Copy out every record below exactly as written, but leave out any pictures.

========

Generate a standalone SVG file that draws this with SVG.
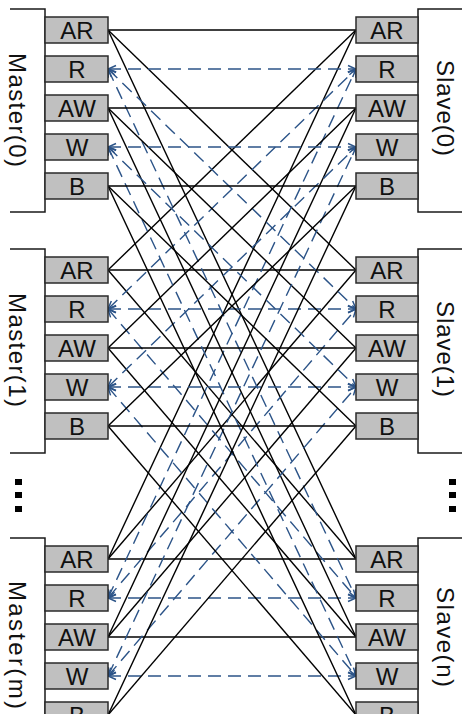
<svg xmlns="http://www.w3.org/2000/svg" width="462" height="714" viewBox="0 0 462 714">
  <defs>
    <style>
      .frame { fill: #ffffff; stroke: #1a1a1a; stroke-width: 1.5; }
      .bracket { fill: none; stroke: #1a1a1a; stroke-width: 1.5; }
      .port rect { fill: #c0c0c0; stroke: #2a2a2a; stroke-width: 1.5; }
      .port text { font-family: "Liberation Sans", Arial, sans-serif; font-size: 24px; fill: #111; text-anchor: middle; }
      .name { font-family: "Liberation Sans", Arial, sans-serif; font-size: 24px; fill: #111; text-anchor: middle; }
      .solid { stroke: #000; stroke-width: 1.4; fill: none; }
      .dash { stroke: #2c5488; stroke-width: 1.4; fill: none; stroke-dasharray: 13 7; marker-start: url(#tip); marker-end: url(#tip); }
      .dots rect { fill: #000; }
    </style>
    <marker id="tip" viewBox="0 0 10 10" refX="10" refY="5" markerWidth="10" markerHeight="10" markerUnits="userSpaceOnUse" orient="auto-start-reverse">
      <path d="M2,1.5 L10,5 L2,8.5" fill="none" stroke="#2c5488" stroke-width="1.5" stroke-dasharray="none"/>
    </marker>
    <g id="mports">
      <g class="port"><rect x="45" y="0" width="63" height="26"/><text x="77" y="21.5">AR</text></g>
      <g class="port"><rect x="45" y="39" width="63" height="26"/><text x="77" y="60.5">R</text></g>
      <g class="port"><rect x="45" y="78" width="63" height="26"/><text x="77" y="99.5">AW</text></g>
      <g class="port"><rect x="45" y="117" width="63" height="26"/><text x="77" y="138.5">W</text></g>
      <g class="port"><rect x="45" y="156" width="63" height="26"/><text x="77" y="177.5">B</text></g>
    </g>
    <g id="sports">
      <g class="port"><rect x="356" y="0" width="62" height="26"/><text x="387" y="21.5">AR</text></g>
      <g class="port"><rect x="356" y="39" width="62" height="26"/><text x="387" y="60.5">R</text></g>
      <g class="port"><rect x="356" y="78" width="62" height="26"/><text x="387" y="99.5">AW</text></g>
      <g class="port"><rect x="356" y="117" width="62" height="26"/><text x="387" y="138.5">W</text></g>
      <g class="port"><rect x="356" y="156" width="62" height="26"/><text x="387" y="177.5">B</text></g>
    </g>
  </defs>

  <rect width="462" height="714" fill="#ffffff"/>

  <!-- crossbar wiring: every master channel to every slave channel -->
  <g id="connectors">
    <!-- AR (solid) -->
    <line class="solid" x1="108" y1="30" x2="356" y2="30"/>
    <line class="solid" x1="108" y1="30" x2="356" y2="270"/>
    <line class="solid" x1="108" y1="30" x2="356" y2="559"/>
    <line class="solid" x1="108" y1="270" x2="356" y2="30"/>
    <line class="solid" x1="108" y1="270" x2="356" y2="270"/>
    <line class="solid" x1="108" y1="270" x2="356" y2="559"/>
    <line class="solid" x1="108" y1="559" x2="356" y2="30"/>
    <line class="solid" x1="108" y1="559" x2="356" y2="270"/>
    <line class="solid" x1="108" y1="559" x2="356" y2="559"/>
    <!-- R (dashed) -->
    <line class="dash" x1="108" y1="69" x2="356" y2="69"/>
    <line class="dash" x1="108" y1="69" x2="356" y2="309"/>
    <line class="dash" x1="108" y1="69" x2="356" y2="598"/>
    <line class="dash" x1="108" y1="309" x2="356" y2="69"/>
    <line class="dash" x1="108" y1="309" x2="356" y2="309"/>
    <line class="dash" x1="108" y1="309" x2="356" y2="598"/>
    <line class="dash" x1="108" y1="598" x2="356" y2="69"/>
    <line class="dash" x1="108" y1="598" x2="356" y2="309"/>
    <line class="dash" x1="108" y1="598" x2="356" y2="598"/>
    <!-- AW (solid) -->
    <line class="solid" x1="108" y1="108" x2="356" y2="108"/>
    <line class="solid" x1="108" y1="108" x2="356" y2="348"/>
    <line class="solid" x1="108" y1="108" x2="356" y2="637"/>
    <line class="solid" x1="108" y1="348" x2="356" y2="108"/>
    <line class="solid" x1="108" y1="348" x2="356" y2="348"/>
    <line class="solid" x1="108" y1="348" x2="356" y2="637"/>
    <line class="solid" x1="108" y1="637" x2="356" y2="108"/>
    <line class="solid" x1="108" y1="637" x2="356" y2="348"/>
    <line class="solid" x1="108" y1="637" x2="356" y2="637"/>
    <!-- W (dashed) -->
    <line class="dash" x1="108" y1="147" x2="356" y2="147"/>
    <line class="dash" x1="108" y1="147" x2="356" y2="387"/>
    <line class="dash" x1="108" y1="147" x2="356" y2="676"/>
    <line class="dash" x1="108" y1="387" x2="356" y2="147"/>
    <line class="dash" x1="108" y1="387" x2="356" y2="387"/>
    <line class="dash" x1="108" y1="387" x2="356" y2="676"/>
    <line class="dash" x1="108" y1="676" x2="356" y2="147"/>
    <line class="dash" x1="108" y1="676" x2="356" y2="387"/>
    <line class="dash" x1="108" y1="676" x2="356" y2="676"/>
    <!-- B (solid) -->
    <line class="solid" x1="108" y1="186" x2="356" y2="186"/>
    <line class="solid" x1="108" y1="186" x2="356" y2="426"/>
    <line class="solid" x1="108" y1="186" x2="356" y2="715"/>
    <line class="solid" x1="108" y1="426" x2="356" y2="186"/>
    <line class="solid" x1="108" y1="426" x2="356" y2="426"/>
    <line class="solid" x1="108" y1="426" x2="356" y2="715"/>
    <line class="solid" x1="108" y1="715" x2="356" y2="186"/>
    <line class="solid" x1="108" y1="715" x2="356" y2="426"/>
    <line class="solid" x1="108" y1="715" x2="356" y2="715"/>
  </g>

  <!-- masters -->
  <g id="master0">
    <path class="bracket" d="M10,9 H45 V212 H10"/>
    <text class="name" transform="translate(9,110) rotate(90)" textLength="114" lengthAdjust="spacing">Master(0)</text>
    <use href="#mports" y="17"/>
  </g>
  <g id="master1">
    <path class="bracket" d="M10,249 H45 V453 H10"/>
    <text class="name" transform="translate(9,350) rotate(90)" textLength="114" lengthAdjust="spacing">Master(1)</text>
    <use href="#mports" y="257"/>
  </g>
  <g id="masterm">
    <path class="bracket" d="M10,538 H45 V740"/>
    <text class="name" transform="translate(9,645) rotate(90)" textLength="128" lengthAdjust="spacing">Master(m)</text>
    <use href="#mports" y="546"/>
  </g>

  <!-- slaves -->
  <g id="slave0">
    <rect class="frame" x="418" y="9" width="60" height="203"/>
    <text class="name" transform="translate(437,108) rotate(90)" textLength="96" lengthAdjust="spacing">Slave(0)</text>
    <use href="#sports" y="17"/>
  </g>
  <g id="slave1">
    <rect class="frame" x="418" y="249" width="60" height="204"/>
    <text class="name" transform="translate(437,349) rotate(90)" textLength="96" lengthAdjust="spacing">Slave(1)</text>
    <use href="#sports" y="257"/>
  </g>
  <g id="slaven">
    <rect class="frame" x="418" y="538" width="60" height="210"/>
    <text class="name" transform="translate(437,637) rotate(90)" textLength="100" lengthAdjust="spacing">Slave(n)</text>
    <use href="#sports" y="546"/>
  </g>

  <!-- vertical ellipses between groups -->
  <g id="dots" class="dots">
    <rect x="15" y="479" width="7" height="6"/>
    <rect x="15" y="492" width="7" height="6"/>
    <rect x="15" y="506" width="7" height="6"/>
    <rect x="449" y="479" width="7" height="6"/>
    <rect x="449" y="492" width="7" height="6"/>
    <rect x="449" y="506" width="7" height="6"/>
  </g>
</svg>
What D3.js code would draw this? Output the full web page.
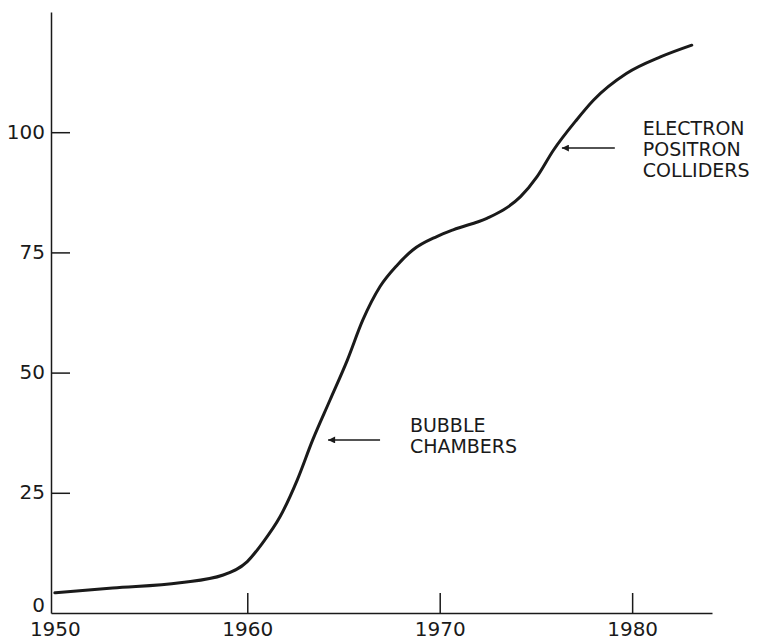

========

WRITTEN RESPONSE =>
Generate a standalone SVG file that draws this with SVG.
<svg xmlns="http://www.w3.org/2000/svg" width="462" height="714" viewBox="0 0 462 714">
  <defs>
    <style>
      .frame { fill: #ffffff; stroke: #1a1a1a; stroke-width: 1.5; }
      .bracket { fill: none; stroke: #1a1a1a; stroke-width: 1.5; }
      .port rect { fill: #c0c0c0; stroke: #2a2a2a; stroke-width: 1.5; }
      .port text { font-family: "Liberation Sans", Arial, sans-serif; font-size: 24px; fill: #111; text-anchor: middle; }
      .name { font-family: "Liberation Sans", Arial, sans-serif; font-size: 24px; fill: #111; text-anchor: middle; }
      .solid { stroke: #000; stroke-width: 1.4; fill: none; }
      .dash { stroke: #2c5488; stroke-width: 1.4; fill: none; stroke-dasharray: 13 7; marker-start: url(#tip); marker-end: url(#tip); }
      .dots rect { fill: #000; }
    </style>
    <marker id="tip" viewBox="0 0 10 10" refX="10" refY="5" markerWidth="10" markerHeight="10" markerUnits="userSpaceOnUse" orient="auto-start-reverse">
      <path d="M2,1.5 L10,5 L2,8.5" fill="none" stroke="#2c5488" stroke-width="1.5" stroke-dasharray="none"/>
    </marker>
    <g id="mports">
      <g class="port"><rect x="45" y="0" width="63" height="26"/><text x="77" y="21.5">AR</text></g>
      <g class="port"><rect x="45" y="39" width="63" height="26"/><text x="77" y="60.5">R</text></g>
      <g class="port"><rect x="45" y="78" width="63" height="26"/><text x="77" y="99.5">AW</text></g>
      <g class="port"><rect x="45" y="117" width="63" height="26"/><text x="77" y="138.5">W</text></g>
      <g class="port"><rect x="45" y="156" width="63" height="26"/><text x="77" y="177.5">B</text></g>
    </g>
    <g id="sports">
      <g class="port"><rect x="356" y="0" width="62" height="26"/><text x="387" y="21.5">AR</text></g>
      <g class="port"><rect x="356" y="39" width="62" height="26"/><text x="387" y="60.5">R</text></g>
      <g class="port"><rect x="356" y="78" width="62" height="26"/><text x="387" y="99.5">AW</text></g>
      <g class="port"><rect x="356" y="117" width="62" height="26"/><text x="387" y="138.5">W</text></g>
      <g class="port"><rect x="356" y="156" width="62" height="26"/><text x="387" y="177.5">B</text></g>
    </g>
  </defs>

  <rect width="462" height="714" fill="#ffffff"/>

  <!-- crossbar wiring: every master channel to every slave channel -->
  <g id="connectors">
    <!-- AR (solid) -->
    <line class="solid" x1="108" y1="30" x2="356" y2="30"/>
    <line class="solid" x1="108" y1="30" x2="356" y2="270"/>
    <line class="solid" x1="108" y1="30" x2="356" y2="559"/>
    <line class="solid" x1="108" y1="270" x2="356" y2="30"/>
    <line class="solid" x1="108" y1="270" x2="356" y2="270"/>
    <line class="solid" x1="108" y1="270" x2="356" y2="559"/>
    <line class="solid" x1="108" y1="559" x2="356" y2="30"/>
    <line class="solid" x1="108" y1="559" x2="356" y2="270"/>
    <line class="solid" x1="108" y1="559" x2="356" y2="559"/>
    <!-- R (dashed) -->
    <line class="dash" x1="108" y1="69" x2="356" y2="69"/>
    <line class="dash" x1="108" y1="69" x2="356" y2="309"/>
    <line class="dash" x1="108" y1="69" x2="356" y2="598"/>
    <line class="dash" x1="108" y1="309" x2="356" y2="69"/>
    <line class="dash" x1="108" y1="309" x2="356" y2="309"/>
    <line class="dash" x1="108" y1="309" x2="356" y2="598"/>
    <line class="dash" x1="108" y1="598" x2="356" y2="69"/>
    <line class="dash" x1="108" y1="598" x2="356" y2="309"/>
    <line class="dash" x1="108" y1="598" x2="356" y2="598"/>
    <!-- AW (solid) -->
    <line class="solid" x1="108" y1="108" x2="356" y2="108"/>
    <line class="solid" x1="108" y1="108" x2="356" y2="348"/>
    <line class="solid" x1="108" y1="108" x2="356" y2="637"/>
    <line class="solid" x1="108" y1="348" x2="356" y2="108"/>
    <line class="solid" x1="108" y1="348" x2="356" y2="348"/>
    <line class="solid" x1="108" y1="348" x2="356" y2="637"/>
    <line class="solid" x1="108" y1="637" x2="356" y2="108"/>
    <line class="solid" x1="108" y1="637" x2="356" y2="348"/>
    <line class="solid" x1="108" y1="637" x2="356" y2="637"/>
    <!-- W (dashed) -->
    <line class="dash" x1="108" y1="147" x2="356" y2="147"/>
    <line class="dash" x1="108" y1="147" x2="356" y2="387"/>
    <line class="dash" x1="108" y1="147" x2="356" y2="676"/>
    <line class="dash" x1="108" y1="387" x2="356" y2="147"/>
    <line class="dash" x1="108" y1="387" x2="356" y2="387"/>
    <line class="dash" x1="108" y1="387" x2="356" y2="676"/>
    <line class="dash" x1="108" y1="676" x2="356" y2="147"/>
    <line class="dash" x1="108" y1="676" x2="356" y2="387"/>
    <line class="dash" x1="108" y1="676" x2="356" y2="676"/>
    <!-- B (solid) -->
    <line class="solid" x1="108" y1="186" x2="356" y2="186"/>
    <line class="solid" x1="108" y1="186" x2="356" y2="426"/>
    <line class="solid" x1="108" y1="186" x2="356" y2="715"/>
    <line class="solid" x1="108" y1="426" x2="356" y2="186"/>
    <line class="solid" x1="108" y1="426" x2="356" y2="426"/>
    <line class="solid" x1="108" y1="426" x2="356" y2="715"/>
    <line class="solid" x1="108" y1="715" x2="356" y2="186"/>
    <line class="solid" x1="108" y1="715" x2="356" y2="426"/>
    <line class="solid" x1="108" y1="715" x2="356" y2="715"/>
  </g>

  <!-- masters -->
  <g id="master0">
    <path class="bracket" d="M10,9 H45 V212 H10"/>
    <text class="name" transform="translate(9,110) rotate(90)" textLength="114" lengthAdjust="spacing">Master(0)</text>
    <use href="#mports" y="17"/>
  </g>
  <g id="master1">
    <path class="bracket" d="M10,249 H45 V453 H10"/>
    <text class="name" transform="translate(9,350) rotate(90)" textLength="114" lengthAdjust="spacing">Master(1)</text>
    <use href="#mports" y="257"/>
  </g>
  <g id="masterm">
    <path class="bracket" d="M10,538 H45 V740"/>
    <text class="name" transform="translate(9,645) rotate(90)" textLength="128" lengthAdjust="spacing">Master(m)</text>
    <use href="#mports" y="546"/>
  </g>

  <!-- slaves -->
  <g id="slave0">
    <rect class="frame" x="418" y="9" width="60" height="203"/>
    <text class="name" transform="translate(437,108) rotate(90)" textLength="96" lengthAdjust="spacing">Slave(0)</text>
    <use href="#sports" y="17"/>
  </g>
  <g id="slave1">
    <rect class="frame" x="418" y="249" width="60" height="204"/>
    <text class="name" transform="translate(437,349) rotate(90)" textLength="96" lengthAdjust="spacing">Slave(1)</text>
    <use href="#sports" y="257"/>
  </g>
  <g id="slaven">
    <rect class="frame" x="418" y="538" width="60" height="210"/>
    <text class="name" transform="translate(437,637) rotate(90)" textLength="100" lengthAdjust="spacing">Slave(n)</text>
    <use href="#sports" y="546"/>
  </g>

  <!-- vertical ellipses between groups -->
  <g id="dots" class="dots">
    <rect x="15" y="479" width="7" height="6"/>
    <rect x="15" y="492" width="7" height="6"/>
    <rect x="15" y="506" width="7" height="6"/>
    <rect x="449" y="479" width="7" height="6"/>
    <rect x="449" y="492" width="7" height="6"/>
    <rect x="449" y="506" width="7" height="6"/>
  </g>
</svg>
What D3.js code would draw this? Output the full web page.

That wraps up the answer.